- Direction: Retype only the lines running from the line that contains "Rebuild this chart" to the line that contains "import matplotlib.pyplot as plt", inclusive, and leave the pictures behind.

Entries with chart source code
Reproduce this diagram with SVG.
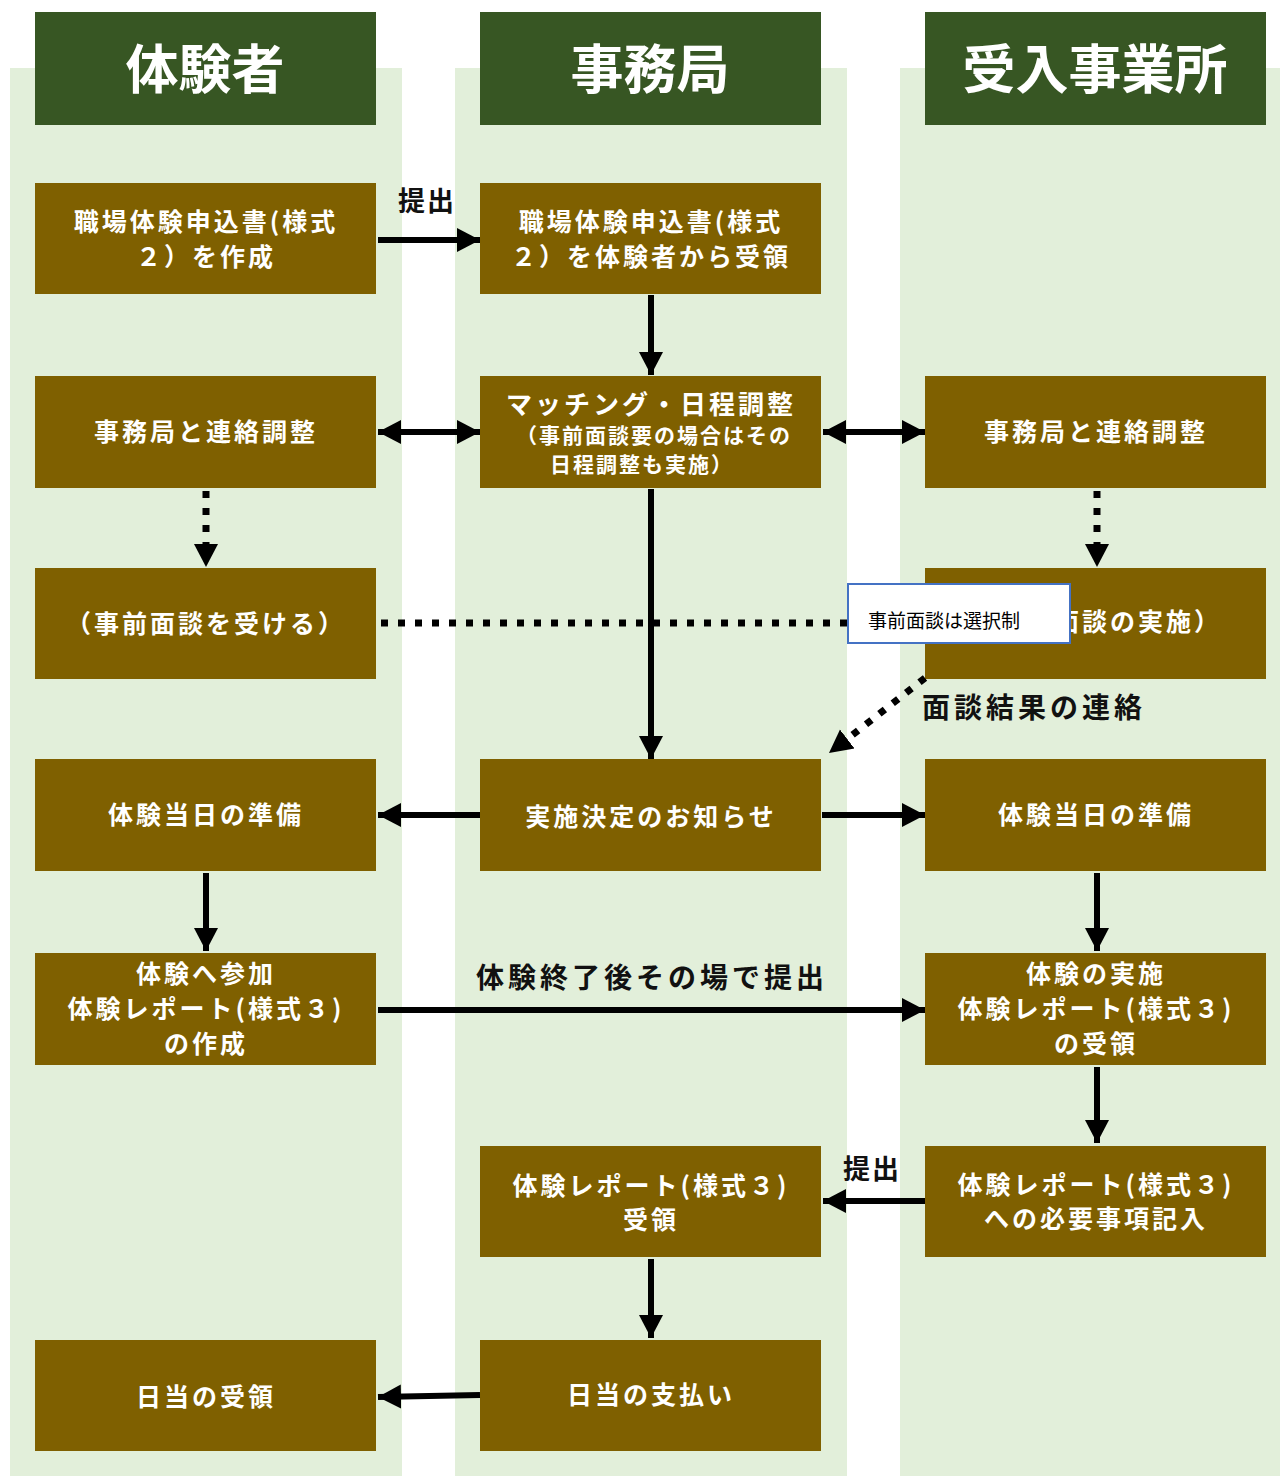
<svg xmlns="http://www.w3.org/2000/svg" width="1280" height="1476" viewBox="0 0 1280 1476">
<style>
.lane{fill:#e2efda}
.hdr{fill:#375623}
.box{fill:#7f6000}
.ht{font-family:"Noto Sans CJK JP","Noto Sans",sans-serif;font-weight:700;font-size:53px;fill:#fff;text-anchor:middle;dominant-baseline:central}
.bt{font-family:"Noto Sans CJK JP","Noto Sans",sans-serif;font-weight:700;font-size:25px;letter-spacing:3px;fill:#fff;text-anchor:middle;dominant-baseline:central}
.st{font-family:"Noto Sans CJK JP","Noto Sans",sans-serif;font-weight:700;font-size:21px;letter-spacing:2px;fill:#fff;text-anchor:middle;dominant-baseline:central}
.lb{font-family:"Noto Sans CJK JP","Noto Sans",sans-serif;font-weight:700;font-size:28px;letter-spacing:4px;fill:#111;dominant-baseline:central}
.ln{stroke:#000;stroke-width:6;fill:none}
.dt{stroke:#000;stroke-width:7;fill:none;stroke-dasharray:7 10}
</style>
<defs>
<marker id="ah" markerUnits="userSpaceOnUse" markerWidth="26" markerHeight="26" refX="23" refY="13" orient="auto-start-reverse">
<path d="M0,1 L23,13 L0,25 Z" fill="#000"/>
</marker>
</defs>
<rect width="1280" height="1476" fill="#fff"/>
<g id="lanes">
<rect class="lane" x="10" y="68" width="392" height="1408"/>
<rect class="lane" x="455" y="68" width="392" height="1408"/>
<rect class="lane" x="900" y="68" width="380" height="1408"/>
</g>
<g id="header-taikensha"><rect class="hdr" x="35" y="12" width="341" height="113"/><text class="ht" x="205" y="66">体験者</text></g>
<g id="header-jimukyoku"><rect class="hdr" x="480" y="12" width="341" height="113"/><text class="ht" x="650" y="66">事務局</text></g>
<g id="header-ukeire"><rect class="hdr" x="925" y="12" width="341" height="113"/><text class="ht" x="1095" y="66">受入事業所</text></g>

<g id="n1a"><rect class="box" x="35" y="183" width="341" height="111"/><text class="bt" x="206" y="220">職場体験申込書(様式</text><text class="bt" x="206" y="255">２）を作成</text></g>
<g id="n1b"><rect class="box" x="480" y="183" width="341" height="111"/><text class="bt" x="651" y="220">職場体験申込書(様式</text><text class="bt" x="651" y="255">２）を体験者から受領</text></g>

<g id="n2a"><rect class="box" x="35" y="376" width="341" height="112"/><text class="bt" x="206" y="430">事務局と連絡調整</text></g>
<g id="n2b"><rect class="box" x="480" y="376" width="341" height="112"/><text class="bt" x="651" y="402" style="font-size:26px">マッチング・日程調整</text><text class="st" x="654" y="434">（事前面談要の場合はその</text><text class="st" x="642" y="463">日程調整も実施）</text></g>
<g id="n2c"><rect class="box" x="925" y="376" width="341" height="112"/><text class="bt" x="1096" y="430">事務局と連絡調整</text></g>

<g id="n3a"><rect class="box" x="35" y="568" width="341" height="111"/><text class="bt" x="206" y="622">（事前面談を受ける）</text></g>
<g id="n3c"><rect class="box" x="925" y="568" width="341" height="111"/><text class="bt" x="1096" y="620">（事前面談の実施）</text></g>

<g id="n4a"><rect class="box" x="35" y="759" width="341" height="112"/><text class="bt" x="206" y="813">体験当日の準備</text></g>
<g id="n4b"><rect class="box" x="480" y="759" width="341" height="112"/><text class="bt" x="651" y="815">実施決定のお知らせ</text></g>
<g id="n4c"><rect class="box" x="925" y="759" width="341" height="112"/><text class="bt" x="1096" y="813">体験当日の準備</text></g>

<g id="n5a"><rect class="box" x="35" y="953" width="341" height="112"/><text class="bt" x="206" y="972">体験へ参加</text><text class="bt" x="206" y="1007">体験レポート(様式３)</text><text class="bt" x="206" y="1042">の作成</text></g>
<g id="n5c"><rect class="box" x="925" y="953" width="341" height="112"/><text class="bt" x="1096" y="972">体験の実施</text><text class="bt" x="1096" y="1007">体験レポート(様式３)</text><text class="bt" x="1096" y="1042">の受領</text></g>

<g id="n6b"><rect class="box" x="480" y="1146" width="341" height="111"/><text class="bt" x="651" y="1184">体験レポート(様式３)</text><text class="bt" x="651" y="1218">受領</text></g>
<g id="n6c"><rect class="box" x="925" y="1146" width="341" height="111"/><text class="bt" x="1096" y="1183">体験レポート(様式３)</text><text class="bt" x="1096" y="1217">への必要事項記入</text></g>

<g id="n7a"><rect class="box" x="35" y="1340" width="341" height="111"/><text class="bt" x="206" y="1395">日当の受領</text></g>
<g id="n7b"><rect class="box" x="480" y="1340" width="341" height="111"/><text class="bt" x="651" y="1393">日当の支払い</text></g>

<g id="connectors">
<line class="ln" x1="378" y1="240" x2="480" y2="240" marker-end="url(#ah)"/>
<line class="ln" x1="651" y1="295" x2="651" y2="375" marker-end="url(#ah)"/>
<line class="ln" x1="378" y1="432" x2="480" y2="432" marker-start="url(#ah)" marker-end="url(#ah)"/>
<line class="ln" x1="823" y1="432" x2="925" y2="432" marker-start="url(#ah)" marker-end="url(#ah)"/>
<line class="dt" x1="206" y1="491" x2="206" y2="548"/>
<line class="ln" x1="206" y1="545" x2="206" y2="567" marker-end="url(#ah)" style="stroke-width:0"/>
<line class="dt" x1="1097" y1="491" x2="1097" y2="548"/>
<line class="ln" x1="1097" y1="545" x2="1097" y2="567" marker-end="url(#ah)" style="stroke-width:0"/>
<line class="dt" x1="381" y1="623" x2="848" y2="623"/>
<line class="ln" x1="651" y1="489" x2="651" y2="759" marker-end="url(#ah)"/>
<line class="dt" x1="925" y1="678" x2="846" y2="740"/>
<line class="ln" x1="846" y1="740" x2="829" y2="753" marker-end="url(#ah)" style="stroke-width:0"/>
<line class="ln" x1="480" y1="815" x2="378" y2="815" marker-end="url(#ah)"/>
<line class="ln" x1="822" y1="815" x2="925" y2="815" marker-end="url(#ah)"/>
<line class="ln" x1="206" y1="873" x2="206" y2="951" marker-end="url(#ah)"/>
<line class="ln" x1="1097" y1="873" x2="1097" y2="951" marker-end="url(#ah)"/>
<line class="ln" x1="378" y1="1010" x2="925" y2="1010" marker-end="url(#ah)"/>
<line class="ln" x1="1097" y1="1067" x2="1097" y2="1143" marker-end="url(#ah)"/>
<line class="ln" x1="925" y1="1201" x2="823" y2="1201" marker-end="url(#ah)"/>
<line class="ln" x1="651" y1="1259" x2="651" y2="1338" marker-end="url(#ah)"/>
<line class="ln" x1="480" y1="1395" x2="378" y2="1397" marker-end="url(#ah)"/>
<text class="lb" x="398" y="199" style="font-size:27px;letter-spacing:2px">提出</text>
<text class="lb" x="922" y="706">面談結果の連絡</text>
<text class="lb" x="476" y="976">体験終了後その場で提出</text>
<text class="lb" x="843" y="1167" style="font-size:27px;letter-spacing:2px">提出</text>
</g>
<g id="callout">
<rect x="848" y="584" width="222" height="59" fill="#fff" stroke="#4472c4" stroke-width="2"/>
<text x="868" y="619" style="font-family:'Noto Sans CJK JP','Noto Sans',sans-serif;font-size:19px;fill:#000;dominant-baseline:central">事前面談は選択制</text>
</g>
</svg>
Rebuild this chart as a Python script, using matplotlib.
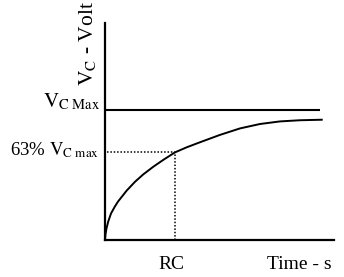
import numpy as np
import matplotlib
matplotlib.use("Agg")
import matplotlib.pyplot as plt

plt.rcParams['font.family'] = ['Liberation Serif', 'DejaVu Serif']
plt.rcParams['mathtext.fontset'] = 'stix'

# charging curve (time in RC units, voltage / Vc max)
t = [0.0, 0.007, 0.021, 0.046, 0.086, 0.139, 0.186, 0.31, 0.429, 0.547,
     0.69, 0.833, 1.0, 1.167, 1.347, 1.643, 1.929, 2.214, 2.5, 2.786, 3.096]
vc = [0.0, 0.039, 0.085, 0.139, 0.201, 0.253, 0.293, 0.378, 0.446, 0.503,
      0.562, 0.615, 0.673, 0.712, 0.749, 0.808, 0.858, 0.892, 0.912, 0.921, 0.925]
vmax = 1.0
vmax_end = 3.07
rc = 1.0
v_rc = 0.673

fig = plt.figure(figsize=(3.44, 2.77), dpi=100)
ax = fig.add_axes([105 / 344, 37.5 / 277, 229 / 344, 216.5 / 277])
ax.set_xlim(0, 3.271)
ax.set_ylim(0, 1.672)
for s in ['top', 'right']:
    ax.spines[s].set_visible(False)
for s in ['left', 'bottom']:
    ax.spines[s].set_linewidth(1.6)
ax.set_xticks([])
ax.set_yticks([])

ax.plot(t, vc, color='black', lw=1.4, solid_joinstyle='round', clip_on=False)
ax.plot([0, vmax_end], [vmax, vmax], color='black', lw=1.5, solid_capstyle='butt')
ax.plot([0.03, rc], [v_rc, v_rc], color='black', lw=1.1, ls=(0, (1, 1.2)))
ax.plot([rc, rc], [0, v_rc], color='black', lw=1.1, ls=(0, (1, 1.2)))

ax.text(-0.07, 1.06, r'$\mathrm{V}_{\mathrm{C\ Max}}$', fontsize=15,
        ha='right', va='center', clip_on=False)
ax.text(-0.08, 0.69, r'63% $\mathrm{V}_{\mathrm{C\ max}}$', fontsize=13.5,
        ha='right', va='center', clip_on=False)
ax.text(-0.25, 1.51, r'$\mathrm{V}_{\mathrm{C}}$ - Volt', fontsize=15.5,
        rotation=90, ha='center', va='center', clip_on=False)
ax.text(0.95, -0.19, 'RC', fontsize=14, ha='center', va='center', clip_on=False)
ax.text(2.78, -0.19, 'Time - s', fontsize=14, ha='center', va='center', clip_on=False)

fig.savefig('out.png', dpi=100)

- Correct answer:
Rebuild this chart as a Python script, using matplotlib.
import numpy as np
import matplotlib
matplotlib.use("Agg")
import matplotlib.pyplot as plt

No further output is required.